Yeah my 2 previous buns got the idea where to pee and poop but hopefully soon this one will get it. I put his poop in the litterbox then I see him trying to move it out lol


----------



## LolaTheRabbit (Feb 20, 2013)

Im in this with you. I put one litter box outside her cage and on inside. She doesnt poop outside so m happy but inside the cage its tttal diffrent story. I move the litter box twice but will wait. She also sleep in it as yours. Poops mostly are out of it.


----------



## LoveMochi (Feb 20, 2013)

Lol bunnies are so funny


----------



## Britters337 (Feb 20, 2013)

I'm needing a little guidance in this too, my little one is a 9 week old french lop. She tends to wee in one place and her pop is more spread out but I'm not particularly bother about that because it tends to be easier once spayed. My main issue is her peeing. She is a house rabbit and only goes on a towel on the floor which she does sometimes poos on. If I put her litter box out for her she does pop in and do her business but she can wee in her littler box, and ill pick her up for a cuddle and guaranteed shell wee on my bed! Is this her spreading her sent it what? I just don't understand why this is her only place she will have an accident! Please help!


----------



## middlegoose (Feb 20, 2013)

Some tips. I'm not an expert, just a mommy of one litter-boxed trained bun.
- When you start, make sure you have litter that is meant to be used for bunnies. A lot of people say don't use clay litter because its bad for the buns to nibble. 
- I strongly suggest putting hay in one corner of the box. Most little guys like to nibble while they poo. 
- Putting some poops and urine-soaked paper towels in there is a great idea to give them the hint, but make sure you keep the box really clean once they start getting the idea. My bunny, Freddie, sometimes deliberately poops next to the box if he thinks it is too dirty!
- Start with a bunch of boxes. Like in every corner of the room, and especially in several places that your bun may have already peed. Gradually decrease the number. Freddie started with 5 boxes in one bedroom! Now we have one in the cage, and one outside of it. 
- Stay positive! Always be watching the bun when its outside of the cage. This is annoying because you can't really do anything else, but just remember the time it will save you in the long run because you won't have to be cleaning your carpets. And it's better for your relationship if your bunny is well-trained  Point is-- use a lot of positive reinforcement.
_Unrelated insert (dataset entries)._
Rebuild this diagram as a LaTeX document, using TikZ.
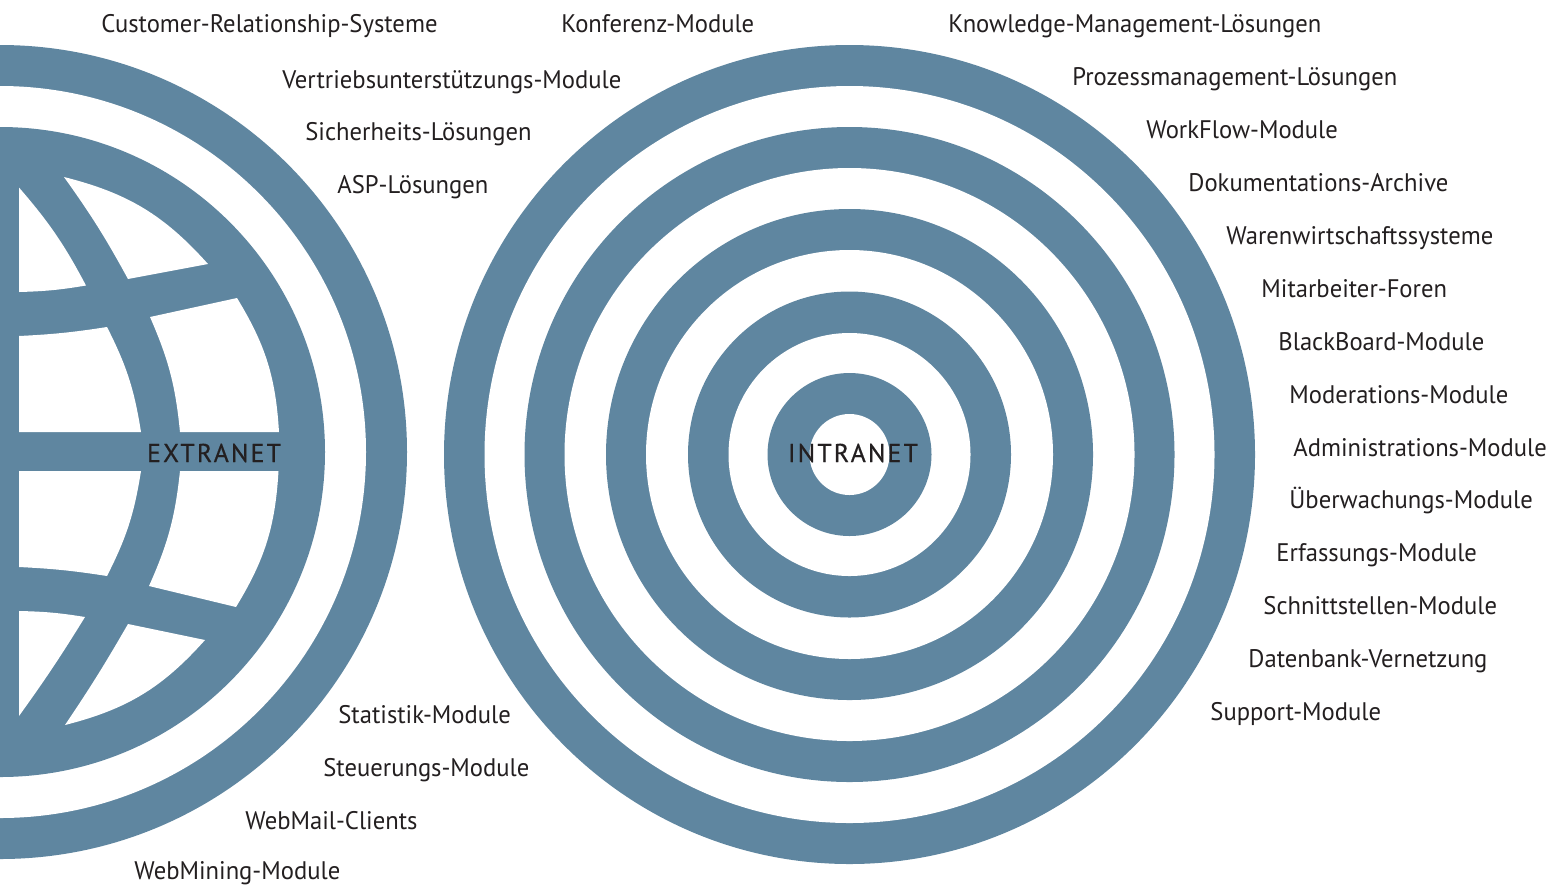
\documentclass[tikz,border=0pt]{standalone}
\usepackage{fontspec}
\setmainfont[FakeStretch=0.97]{PT Sans}
\definecolor{ringblue}{HTML}{5F86A0}
\definecolor{inkdark}{HTML}{231F20}
\newfontfamily\spaced[LetterSpace=8.5,FakeBold=0.5]{PT Sans}
\tikzset{
  ringfill/.style={fill=ringblue,draw=none},
  gap/.style={fill=white,draw=none},
  lab/.style={anchor=base west,inner sep=0pt,text=inkdark,font=\fontsize{12.7pt}{14pt}\selectfont},
  centrelab/.style={anchor=base,inner sep=0pt,text=inkdark,font=\fontsize{12.9pt}{14pt}\spaced\selectfont},
}
\begin{document}
\begin{tikzpicture}[x=0.5pt,y=-0.5pt]
\useasboundingbox[fill=white] (0,0) rectangle (1561,885);
% left globe
\begin{scope}
\clip (0,0) rectangle (1561,885);
\fill[ringfill] (0,452) circle[radius=407];
\fill[gap] (0,452) circle[radius=366];
\fill[ringfill] (0,452) circle[radius=325];
\end{scope}
\fill[gap] (19,187.5) to[bend left=6.5] (86,285.5) to[bend left=4] (19,292) -- cycle;
\fill[gap] (64,177) to[bend left=17] (208,264) -- (128,279) to[bend right=3.5] cycle;
\fill[gap] (19,336) to[bend right=3] (107,327) to[bend left=9] (141,432) -- (19,432) -- cycle;
\fill[gap] (150,317) -- (237,298) to[bend left=14] (279,432) -- (180,432) to[bend right=9] cycle;
\fill[gap] (19,471) -- (141,471) to[bend left=9] (107,576) to[bend right=3] (19,567) -- cycle;
\fill[gap] (180,471) -- (278.5,471) to[bend left=14] (236,607) -- (149,586) to[bend right=9] cycle;
\fill[gap] (19,611) to[bend left=4] (85,617) to[bend left=2] (19,716) -- cycle;
\fill[gap] (128,624) -- (205,640) to[bend left=17] (65,725) to[bend right=2] cycle;
% right target
\fill[ringfill] (849.5,454.5) ellipse[x radius=405.5,y radius=409.5];
\fill[gap] (849.5,454.5) ellipse[x radius=365,y radius=368.5];
\fill[ringfill] (849.5,454.5) ellipse[x radius=325,y radius=327.5];
\fill[gap] (849.5,454.5) ellipse[x radius=285,y radius=286.5];
\fill[ringfill] (849.5,454.5) ellipse[x radius=243.5,y radius=245.5];
\fill[gap] (849.5,454.5) ellipse[x radius=203.5,y radius=204.5];
\fill[ringfill] (849.5,454.5) ellipse[x radius=161.5,y radius=163];
\fill[gap] (849.5,454.5) ellipse[x radius=121,y radius=121.5];
\fill[ringfill] (849.5,454.5) ellipse[x radius=82,y radius=81.5];
\fill[gap] (849.5,454.5) ellipse[x radius=40,y radius=40.5];
% labels
\node[centrelab] (extranet) at (214,462) {EXTRANET};
\node[centrelab] (intranet) at (853,462) {INTRANET};
\node[lab] (l1) at (101,32) {Customer-Relationship-Systeme};
\node[lab] (l2) at (282,88) {Vertriebsunterstützungs-Module};
\node[lab] (l3) at (305,140) {Sicherheits-Lösungen};
\node[lab] (l4) at (337,193) {ASP-Lösungen};
\node[lab] (l5) at (561,32) {Konferenz-Module};
\node[lab] (l6) at (948,32) {Knowledge-Management-Lösungen};
\node[lab] (l7) at (1072,85) {Prozessmanagement-Lösungen};
\node[lab] (l8) at (1146,138) {WorkFlow-Module};
\node[lab] (l9) at (1188,191) {Dokumentations-Archive};
\node[lab] (l10) at (1226,244) {Warenwirtschaftssysteme};
\node[lab] (l11) at (1261,297) {Mitarbeiter-Foren};
\node[lab] (l12) at (1278,350) {BlackBoard-Module};
\node[lab] (l13) at (1289,403) {Moderations-Module};
\node[lab] (l14) at (1293,456) {Administrations-Module};
\node[lab] (l15) at (1289,508) {Überwachungs-Module};
\node[lab] (l16) at (1276,561) {Erfassungs-Module};
\node[lab] (l17) at (1263,614) {Schnittstellen-Module};
\node[lab] (l18) at (1248,667) {Datenbank-Vernetzung};
\node[lab] (l19) at (1210,720) {Support-Module};
\node[lab] (l20) at (338,723) {Statistik-Module};
\node[lab] (l21) at (323,776) {Steuerungs-Module};
\node[lab] (l22) at (245,829) {WebMail-Clients};
\node[lab] (l23) at (134,879) {WebMining-Module};
\end{tikzpicture}
\end{document}
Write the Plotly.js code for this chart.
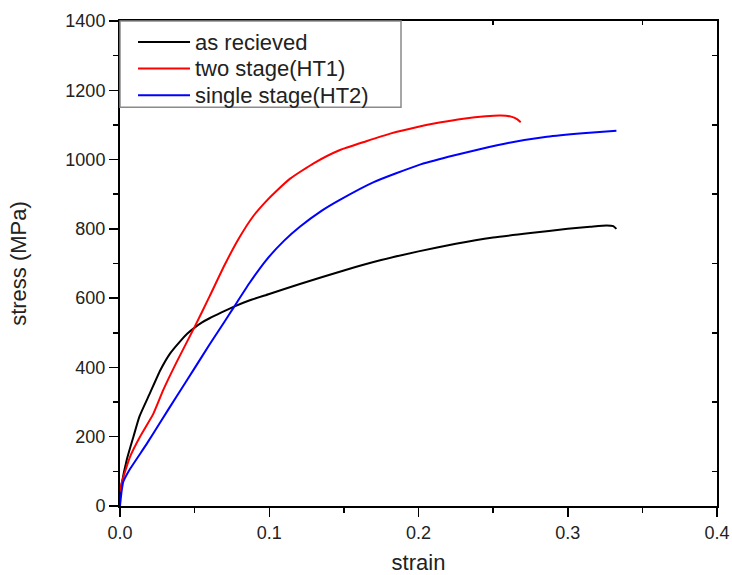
<!DOCTYPE html>
<html>
<head>
<meta charset="utf-8">
<script src="https://cdn.plot.ly/plotly-3.0.1.min.js"></script>
<style>html,body{margin:0;padding:0;background:#fff;}#chart{width:732px;height:575px;}</style>
</head>
<body>
<div id="chart"></div>
<script>
// as recieved
var asRecStrain = [0, 0.001, 0.0045, 0.009, 0.013, 0.02, 0.027, 0.0335, 0.04, 0.045, 0.05, 0.055, 0.06, 0.068, 0.076, 0.087, 0.1, 0.12, 0.15, 0.175, 0.2, 0.225, 0.25, 0.275, 0.3, 0.315, 0.326, 0.3305, 0.3326];
var asRecStress = [25, 60, 133, 200, 258, 325, 392, 440, 474, 497, 515, 530, 542, 559, 575, 594, 612, 640, 680, 710, 735, 757, 775, 788, 800, 806, 810, 808, 800];
// two stage (HT1)
var ht1Strain = [0, 0.001, 0.0067, 0.0134, 0.0223, 0.029, 0.038, 0.05, 0.06, 0.07, 0.08, 0.089, 0.098, 0.105, 0.114, 0.13, 0.147, 0.165, 0.181, 0.2, 0.214, 0.23, 0.245, 0.255, 0.262, 0.266, 0.2685];
var ht1Stress = [40, 65, 142, 200, 266, 335, 416, 517, 605, 695, 775, 835, 880, 910, 945, 990, 1027, 1053, 1075, 1095, 1107, 1118, 1125, 1127, 1124, 1117, 1108];
// single stage (HT2)
var ht2Strain = [0, 0.001, 0.0022, 0.006, 0.018, 0.027, 0.038, 0.05, 0.06, 0.07, 0.076, 0.087, 0.098, 0.11, 0.1205, 0.135, 0.147, 0.17, 0.2, 0.22, 0.241, 0.26, 0.286, 0.31, 0.3326];
var ht2Stress = [0, 40, 70, 102, 180, 242, 317, 398, 466, 532, 572, 645, 710, 766, 806, 852, 883, 935, 984, 1008, 1030, 1048, 1066, 1076, 1083];

var seriesNames = ['as recieved', 'two stage(HT1)', 'single stage(HT2)'];
var seriesColors = ['#000000', '#ff0000', '#0000ff'];

var xMajor = [0, 0.1, 0.2, 0.3, 0.4];
var xMajorText = ['0.0', '0.1', '0.2', '0.3', '0.4'];
var xMinor = [0.05, 0.15, 0.25, 0.35];
var yMajor = [0, 200, 400, 600, 800, 1000, 1200, 1400];
var yMinor = [100, 300, 500, 700, 900, 1100, 1300];

var FONT = 'Arial, "Liberation Sans", sans-serif';

var xs = [asRecStrain, ht1Strain, ht2Strain];
var ys = [asRecStress, ht1Stress, ht2Stress];
var traces = [];
for (var i = 0; i < 3; i++) {
  traces.push({x: xs[i], y: ys[i], name: seriesNames[i], type: 'scatter', mode: 'lines',
    line: {color: seriesColors[i], width: 2, shape: 'spline', smoothing: 0.5}, showlegend: false});
}
traces.push({x: [], y: [], xaxis: 'x2', yaxis: 'y2', showlegend: false, hoverinfo: 'skip', type: 'scatter', mode: 'lines'});

// manual legend box (paper coordinates)
var legX0 = 0, legX1 = 0.4707, legY0 = 0.822, legY1 = 1;
var legLineX0 = 0.0302, legLineX1 = 0.1173, legTextX = 0.1225;
var legRows = [0.9567, 0.9019, 0.8469];
var shapes = [{type: 'rect', xref: 'paper', yref: 'paper', x0: legX0, x1: legX1, y0: legY0, y1: legY1,
  line: {color: '#8a8a8a', width: 1.5}, fillcolor: '#ffffff', layer: 'above'}];
var annotations = [];
for (var j = 0; j < 3; j++) {
  shapes.push({type: 'line', xref: 'paper', yref: 'paper', x0: legLineX0, x1: legLineX1, y0: legRows[j], y1: legRows[j],
    line: {color: seriesColors[j], width: 2}, layer: 'above'});
  annotations.push({xref: 'paper', yref: 'paper', x: legTextX, y: legRows[j], xanchor: 'left', yanchor: 'middle',
    text: seriesNames[j], showarrow: false, font: {family: FONT, size: 22, color: '#222'}});
}

var layout = {
  width: 732, height: 575,
  margin: {l: 120, r: 15, t: 21, b: 69},
  paper_bgcolor: '#ffffff', plot_bgcolor: '#ffffff',
  font: {family: FONT, color: '#000'},
  showlegend: false,
  shapes: shapes,
  annotations: annotations,
  xaxis: {
    range: [0, 0.4], tickvals: xMajor, ticktext: xMajorText,
    ticks: 'outside', ticklen: 9, tickwidth: 1.5, tickcolor: '#000',
    minor: {tickvals: xMinor, ticks: 'outside', ticklen: 5, tickwidth: 1.5, tickcolor: '#000'},
    showline: true, linecolor: '#000', linewidth: 2, mirror: true,
    showgrid: false, zeroline: false,
    tickfont: {family: FONT, size: 18, color: '#222'},
    title: {text: 'strain', font: {family: FONT, size: 22, color: '#222'}}
  },
  yaxis: {
    range: [0, 1400], tickvals: yMajor,
    ticks: 'outside', ticklen: 9, tickwidth: 1.5, tickcolor: '#000',
    minor: {tickvals: yMinor, ticks: 'outside', ticklen: 5, tickwidth: 1.5, tickcolor: '#000'},
    showline: true, linecolor: '#000', linewidth: 2, mirror: true,
    showgrid: false, zeroline: false,
    tickfont: {family: FONT, size: 18, color: '#222'},
    title: {text: 'stress (MPa)', standoff: 33, font: {family: FONT, size: 22, color: '#222'}}
  },
  xaxis2: {
    overlaying: 'x', side: 'top', range: [0, 0.4], tickvals: xMinor,
    ticks: 'inside', ticklen: 4, tickwidth: 1.5, tickcolor: '#000',
    showticklabels: false, showline: false, showgrid: false, zeroline: false
  },
  yaxis2: {
    overlaying: 'y', side: 'right', range: [0, 1400], tickvals: yMinor,
    ticks: 'inside', ticklen: 5, tickwidth: 1.5, tickcolor: '#000',
    showticklabels: false, showline: false, showgrid: false, zeroline: false
  }
};

Plotly.newPlot('chart', traces, layout, {displayModeBar: false, staticPlot: true});
</script>
</body>
</html>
As SOON as you see the bun poop, or get ready to pee, pick him/her up and put the bun in the box! Give a reward when they actually go in the box. You have to be really vigilant with this part. Make sure you stay really calm, too, because you don't want to frighten the bun while its in the litter box, because then it will not want to go back in there.
- Keep trying. If your bun starts making mistakes after he/she has made progress, take a step back. Don't give up! Like others have said, Freddie seemed to get it overnight and around 4-5 months of age. And it took a month or so of very intensive training to make it happen. 
- Finally, I've heard that buns will always leave poop outside of their litter box in their cage. This is not a lack of training, its just them marking their space. 
Britters337-- try getting her a litter box with litter instead of a towel. Maybe she thinks the bed is a good place to go because it feels like the towel!! Try holding her on the bed for shorter periods, and putting her down to see if she needs to go. Freddie loved to pee on my bed when I first got him, too (I think because its really absorbent), eventually I put a litter box on the bed anytime he was up there, but the habit disappeared when he started consistently using his litter box.


----------